Organizing Files for Batch Evaluation#

Evaluate all videos in a directory using their respective criteria.

python batch_video_rating.py \
  --videos_path='./eval_video/' \
  --criteria_files_path='./auto_eval/criteria_files/'

Organize your task-specific videos under the videos_path directory:

videos_path     
├── build_waterfall     # task_name_1     
│     ├── episode_1.mp4
│     ├── episode_2.mp4
├── build_house         # task_name_2
│     ├── episode_1.mp4
│     ├── episode_2.mp4
├── task_name_3
│     ├── episode_1.mp4
│     ├── episode_2.mp4

Store criteria files under the criteria_files_path directory, matching the task names:

criteria_files_path     
├── build_waterfall.txt # task_name_1     
├── build_house.txt     # task_name_2
├── task_name_3.txt

Example Commands#

To evaluate task performance using pre-recorded videos and criteria, you can use the following commands depending on your needs:

  • Compare Two Videos:

    Compare two videos of the same task to analyze differences in agent performance.

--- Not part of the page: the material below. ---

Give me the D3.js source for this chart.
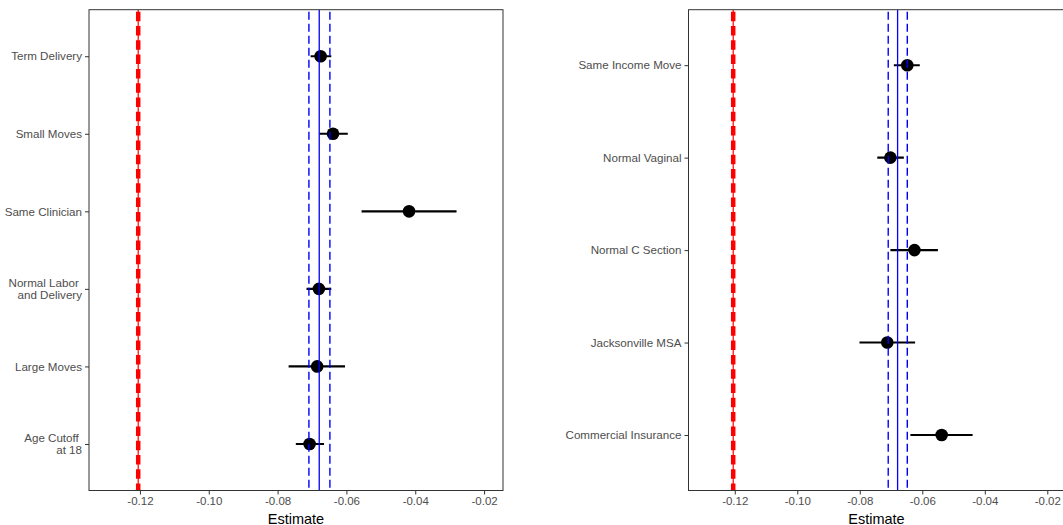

    python video_comparison.py \
      --video_path_a='./eval_video/build_gate/build_gate_5.mp4' \
      --video_path_b='./eval_video/build_gate/build_gate_7.mp4' \
      --criteria_path='./auto_eval/criteria_files/build_gate.txt'
    
  • Individual Video Evaluation:

    Evaluate a single video against predefined criteria.

    python individual_video_rating.py \
      --video_path='./eval_video/build_gate/build_gate_5.mp4' \
      --criteria_path='./auto_eval/criteria_files/build_gate.txt'
    
  • Batch Video Evaluation:

    Evaluate all videos in a directory using their respective criteria.

    python batch_video_rating.py \
      --videos_path='./eval_video/' \
      --criteria_files_path='./auto_eval/criteria_files/'
    

This tutorial covers the essentials of setting up and running the automatic evaluation pipeline. For more advanced usage, explore the provided code files for customization options.